What happens with the heat absorbed by ice during melting?
When ice absorbs heat, it undergoes a phase change from solid to liquid, which is known as melting. The heat absorbed by ice raises its temperature, allowing the ice molecules to gain enough energy to break the bonds that hold them together in a rigid lattice structure.
To understand what happens with the heat absorbed by ice during melting, we need to consider the specific heat capacity and latent heat of fusion of ice.
1. First, the heat absorbed by ice is used to increase its temperature. The specific heat capacity of ice is the amount of heat required to raise the temperature of a given mass of ice by one degree Celsius (or one Kelvin). The specific heat capacity of ice is approximately 2.09 J/g°C. This means that for every gram of ice, it requires 2.09 joules of heat energy to raise its temperature by one degree Celsius.
2. Once the ice reaches its melting point of 0 degrees Celsius (or 273.15 Kelvin), it begins to melt. During this phase change, the ice absorbs heat energy, but its temperature remains constant. This is because the energy is being used to weaken the intermolecular forces between the ice molecules rather than increasing their temperature. The heat energy required to change the phase of a substance without changing its temperature is known as latent heat.

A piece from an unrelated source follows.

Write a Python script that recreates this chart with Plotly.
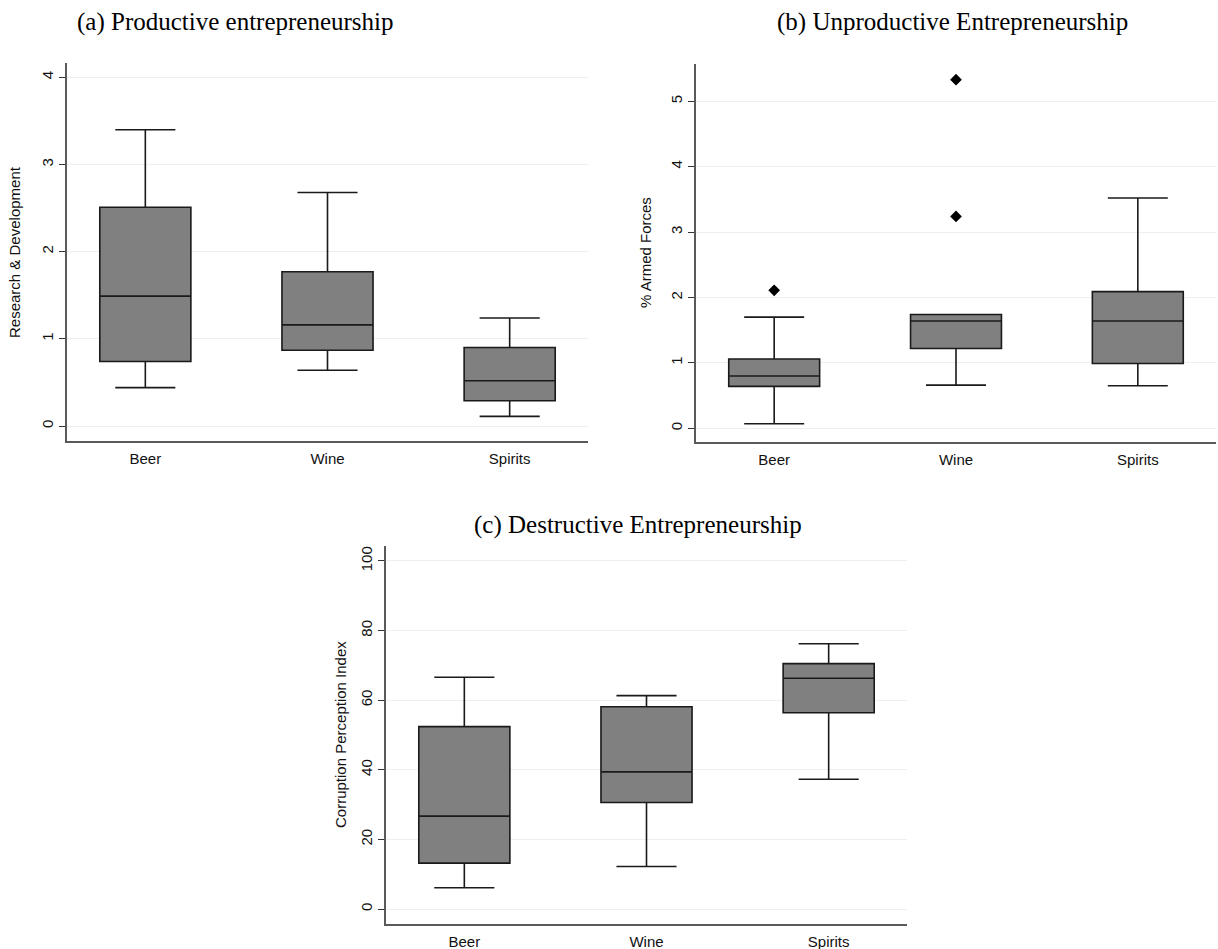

3. The latent heat of fusion is the specific amount of heat energy required to change a unit mass of a substance from solid to liquid at a constant temperature and pressure. For ice, the latent heat of fusion is approximately 334 J/g. This means that for every gram of ice, 334 joules of heat energy are absorbed during the melting process to fully convert it into water at 0 degrees Celsius.
In summary, the heat absorbed by ice during melting is initially used to increase the ice's temperature until it reaches its melting point. Once at the melting point, the heat energy is used to break the bonds between the ice molecules, causing the solid ice to transform into liquid water while keeping its temperature constant.